1. When you want to develop new habits, piggyback tasks.
2. Don't multitask.
|Please consider this picture of dogs performing synchronized napping to be symbolic of grouping like tasks.|
So, say that I want to start a new habit - doing the dishes on a regular basis, reading the news every morning, applying sunscreen daily - whatever. I arrange my actual physical belongings (and my to-do list) in a way that connects the new desired habit to something I already do. I call this piggybacking. My to-do list says "wash hair and dishes!" because I want to do both those chores at basically the same frequency. If they are grouped in my mind, I'll remember to do them both more easily. I only need to remember one thing, rather than two.

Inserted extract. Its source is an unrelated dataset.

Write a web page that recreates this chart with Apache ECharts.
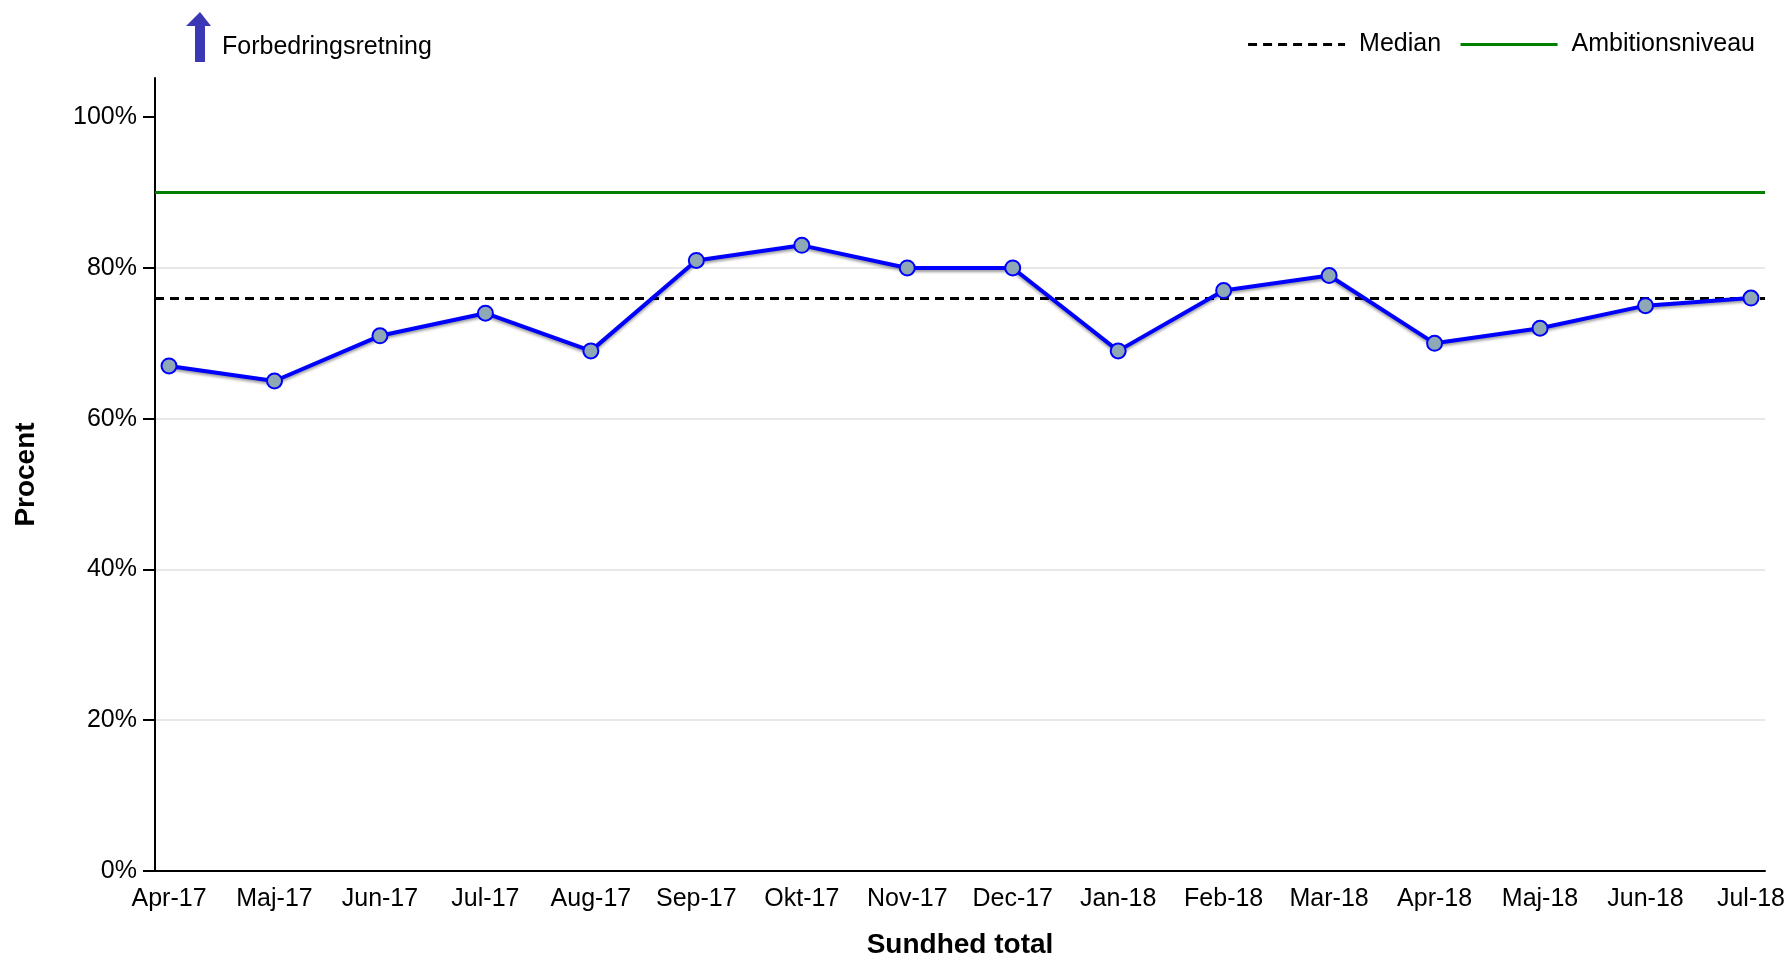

When I'm just starting the new habit, this can be tougher. I recently started using the app Summly for the news, and to remind myself to use it, (this part is a little bit embarrassing) I placed the icon in FRONT of my Twitter, Facebook and Pinterest icons on my phone. That way I see it first, and read it first. Let's face it: I'm not going to forget to check Twitter. Putting Summly between me and Twitter makes it that much more likely I'll remember it too. When the Adulting Lady posted about how she needed to apply sunscreen daily, I suggested that she balance the sunscreen on top of her toothbrush, or coffee maker, or anything else that was already an innate part of her morning routine, for the same reasons.
I realize this sounds a lot like multitasking, but ladies and gentlemen, it is not. In fact, it is the avoidance of multitasking that makes piggybacking tasks so effective. I cannot do two things at once, so I need to do something with that bottle of sunscreen before I can get to my toothbrush. I might as well apply it. Over time, I won't need to precariously balance anything, because the two tasks will be linked in my mind, like washing dishes and hair. I just think of that as one task that has multiple steps, I don't try to do both at once. That would be terrible.